== Aim ==
Determine how many lines contain the string "matplotlib" and reply with that number alone.

▼

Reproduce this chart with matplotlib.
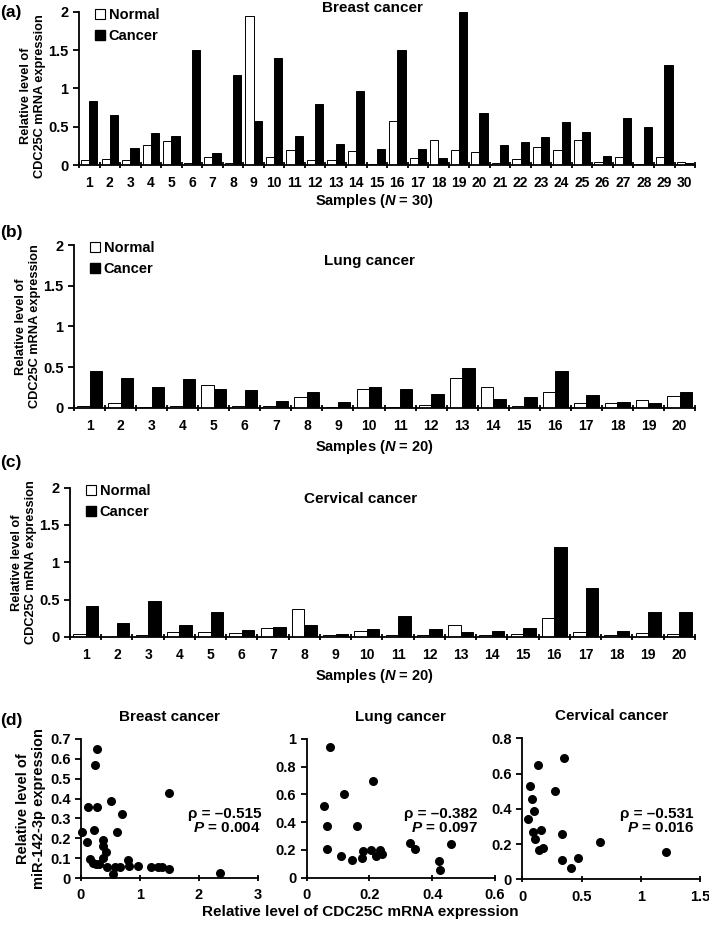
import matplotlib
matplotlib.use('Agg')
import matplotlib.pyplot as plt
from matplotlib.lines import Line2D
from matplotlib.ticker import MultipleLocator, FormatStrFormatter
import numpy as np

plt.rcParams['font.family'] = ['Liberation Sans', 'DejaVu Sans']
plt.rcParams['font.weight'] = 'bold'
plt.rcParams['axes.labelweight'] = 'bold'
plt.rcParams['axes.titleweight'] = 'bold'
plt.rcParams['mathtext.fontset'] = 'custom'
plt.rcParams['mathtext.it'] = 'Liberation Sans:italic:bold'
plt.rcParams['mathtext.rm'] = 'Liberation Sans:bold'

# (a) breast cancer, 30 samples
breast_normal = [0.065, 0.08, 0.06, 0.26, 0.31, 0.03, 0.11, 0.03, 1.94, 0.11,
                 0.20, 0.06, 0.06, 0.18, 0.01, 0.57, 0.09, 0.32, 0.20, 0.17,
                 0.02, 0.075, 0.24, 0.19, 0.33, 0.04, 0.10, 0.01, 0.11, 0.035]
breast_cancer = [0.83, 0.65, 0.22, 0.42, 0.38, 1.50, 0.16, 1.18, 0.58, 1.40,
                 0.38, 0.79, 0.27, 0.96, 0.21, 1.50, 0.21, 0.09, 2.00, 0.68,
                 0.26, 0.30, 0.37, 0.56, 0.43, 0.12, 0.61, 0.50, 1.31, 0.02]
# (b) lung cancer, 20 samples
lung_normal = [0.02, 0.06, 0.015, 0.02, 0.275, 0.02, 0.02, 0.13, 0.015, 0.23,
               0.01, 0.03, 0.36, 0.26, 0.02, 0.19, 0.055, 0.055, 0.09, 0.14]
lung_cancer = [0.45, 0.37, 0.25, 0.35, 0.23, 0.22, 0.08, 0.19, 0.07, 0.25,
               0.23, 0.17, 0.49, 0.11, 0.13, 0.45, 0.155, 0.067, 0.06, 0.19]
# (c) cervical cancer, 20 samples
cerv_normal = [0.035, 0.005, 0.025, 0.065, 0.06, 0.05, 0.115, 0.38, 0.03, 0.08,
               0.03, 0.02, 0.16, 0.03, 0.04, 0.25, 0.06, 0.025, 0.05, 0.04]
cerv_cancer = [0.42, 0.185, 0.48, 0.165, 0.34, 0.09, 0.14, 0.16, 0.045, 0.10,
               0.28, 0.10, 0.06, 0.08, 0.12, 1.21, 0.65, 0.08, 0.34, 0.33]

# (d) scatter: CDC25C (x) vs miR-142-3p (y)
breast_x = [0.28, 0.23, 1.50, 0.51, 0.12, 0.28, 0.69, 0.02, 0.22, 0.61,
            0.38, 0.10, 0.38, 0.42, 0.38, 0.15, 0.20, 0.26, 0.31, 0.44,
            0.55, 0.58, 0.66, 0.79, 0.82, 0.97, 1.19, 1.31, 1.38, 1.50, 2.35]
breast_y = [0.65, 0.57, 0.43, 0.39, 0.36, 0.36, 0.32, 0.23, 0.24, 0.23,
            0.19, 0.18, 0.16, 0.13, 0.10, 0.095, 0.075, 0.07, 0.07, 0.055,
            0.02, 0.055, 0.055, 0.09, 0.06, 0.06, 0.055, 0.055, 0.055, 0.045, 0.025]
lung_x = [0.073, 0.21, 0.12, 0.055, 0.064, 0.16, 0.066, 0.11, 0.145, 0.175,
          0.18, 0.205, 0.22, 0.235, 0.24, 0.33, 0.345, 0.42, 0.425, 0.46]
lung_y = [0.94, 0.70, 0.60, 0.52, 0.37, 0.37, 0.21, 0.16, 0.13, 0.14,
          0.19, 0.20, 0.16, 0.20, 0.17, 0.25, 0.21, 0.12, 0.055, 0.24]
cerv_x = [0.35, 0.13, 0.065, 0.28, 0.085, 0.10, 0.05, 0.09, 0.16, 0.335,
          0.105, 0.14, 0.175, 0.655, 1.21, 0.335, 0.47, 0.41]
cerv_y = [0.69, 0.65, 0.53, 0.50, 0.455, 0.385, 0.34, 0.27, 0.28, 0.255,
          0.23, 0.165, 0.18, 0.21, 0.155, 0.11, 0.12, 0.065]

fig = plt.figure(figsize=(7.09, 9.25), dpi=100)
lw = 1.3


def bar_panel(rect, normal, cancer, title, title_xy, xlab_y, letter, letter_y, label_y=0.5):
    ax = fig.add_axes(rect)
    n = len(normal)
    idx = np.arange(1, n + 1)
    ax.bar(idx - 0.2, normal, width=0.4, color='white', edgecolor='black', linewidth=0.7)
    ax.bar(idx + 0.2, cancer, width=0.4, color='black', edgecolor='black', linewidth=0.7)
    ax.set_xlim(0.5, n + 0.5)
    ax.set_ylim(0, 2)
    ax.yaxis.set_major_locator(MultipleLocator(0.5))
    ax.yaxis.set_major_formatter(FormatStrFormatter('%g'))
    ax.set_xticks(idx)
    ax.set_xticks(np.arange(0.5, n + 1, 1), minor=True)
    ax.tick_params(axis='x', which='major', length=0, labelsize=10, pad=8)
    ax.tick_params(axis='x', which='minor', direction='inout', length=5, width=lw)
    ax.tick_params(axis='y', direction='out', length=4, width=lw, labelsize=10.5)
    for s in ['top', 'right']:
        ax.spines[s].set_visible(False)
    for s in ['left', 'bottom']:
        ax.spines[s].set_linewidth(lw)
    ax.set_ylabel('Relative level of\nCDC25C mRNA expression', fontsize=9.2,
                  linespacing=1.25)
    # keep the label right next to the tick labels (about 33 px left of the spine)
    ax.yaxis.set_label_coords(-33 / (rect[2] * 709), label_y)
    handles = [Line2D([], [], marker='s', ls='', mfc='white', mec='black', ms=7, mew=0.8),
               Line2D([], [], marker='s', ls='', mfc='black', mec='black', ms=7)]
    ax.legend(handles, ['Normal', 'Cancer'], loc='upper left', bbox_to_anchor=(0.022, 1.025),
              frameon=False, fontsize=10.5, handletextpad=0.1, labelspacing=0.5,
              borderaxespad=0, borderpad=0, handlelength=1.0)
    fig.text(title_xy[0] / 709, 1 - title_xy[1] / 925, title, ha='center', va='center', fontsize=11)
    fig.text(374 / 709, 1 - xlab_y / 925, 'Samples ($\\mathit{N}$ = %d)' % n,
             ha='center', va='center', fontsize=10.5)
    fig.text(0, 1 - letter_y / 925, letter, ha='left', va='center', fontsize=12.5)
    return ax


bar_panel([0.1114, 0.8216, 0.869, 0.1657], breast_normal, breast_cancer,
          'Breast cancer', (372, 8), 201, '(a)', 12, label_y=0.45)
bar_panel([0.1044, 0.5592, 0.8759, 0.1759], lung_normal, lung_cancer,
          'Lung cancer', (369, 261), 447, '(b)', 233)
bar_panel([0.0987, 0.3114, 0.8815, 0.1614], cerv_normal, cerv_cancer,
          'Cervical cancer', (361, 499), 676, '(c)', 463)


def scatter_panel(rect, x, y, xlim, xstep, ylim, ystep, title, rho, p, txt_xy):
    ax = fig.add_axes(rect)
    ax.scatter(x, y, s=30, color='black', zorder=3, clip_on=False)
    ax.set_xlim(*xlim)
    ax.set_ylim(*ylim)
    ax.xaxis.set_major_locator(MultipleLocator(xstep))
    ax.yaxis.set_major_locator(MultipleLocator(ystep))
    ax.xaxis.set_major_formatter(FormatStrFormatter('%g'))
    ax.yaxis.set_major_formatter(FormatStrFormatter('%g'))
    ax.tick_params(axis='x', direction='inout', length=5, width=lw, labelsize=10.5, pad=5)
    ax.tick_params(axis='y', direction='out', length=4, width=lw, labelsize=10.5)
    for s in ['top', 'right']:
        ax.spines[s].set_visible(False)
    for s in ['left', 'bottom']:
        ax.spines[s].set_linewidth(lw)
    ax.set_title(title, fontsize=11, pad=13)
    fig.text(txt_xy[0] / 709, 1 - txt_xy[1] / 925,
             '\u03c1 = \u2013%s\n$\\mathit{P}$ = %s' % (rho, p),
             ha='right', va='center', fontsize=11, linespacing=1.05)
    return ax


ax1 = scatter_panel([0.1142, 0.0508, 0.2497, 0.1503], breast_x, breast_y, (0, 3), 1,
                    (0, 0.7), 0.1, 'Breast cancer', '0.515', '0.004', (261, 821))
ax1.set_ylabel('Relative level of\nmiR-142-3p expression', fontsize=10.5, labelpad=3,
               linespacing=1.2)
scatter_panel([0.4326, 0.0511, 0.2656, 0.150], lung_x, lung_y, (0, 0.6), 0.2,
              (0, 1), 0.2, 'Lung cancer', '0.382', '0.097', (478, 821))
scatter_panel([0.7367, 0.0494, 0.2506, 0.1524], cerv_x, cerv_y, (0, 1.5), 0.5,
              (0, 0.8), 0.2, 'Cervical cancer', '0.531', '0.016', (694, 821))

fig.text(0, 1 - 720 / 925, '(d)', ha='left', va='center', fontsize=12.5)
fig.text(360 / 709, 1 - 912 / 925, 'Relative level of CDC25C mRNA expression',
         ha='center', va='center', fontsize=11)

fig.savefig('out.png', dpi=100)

▲

== Answer below ==
6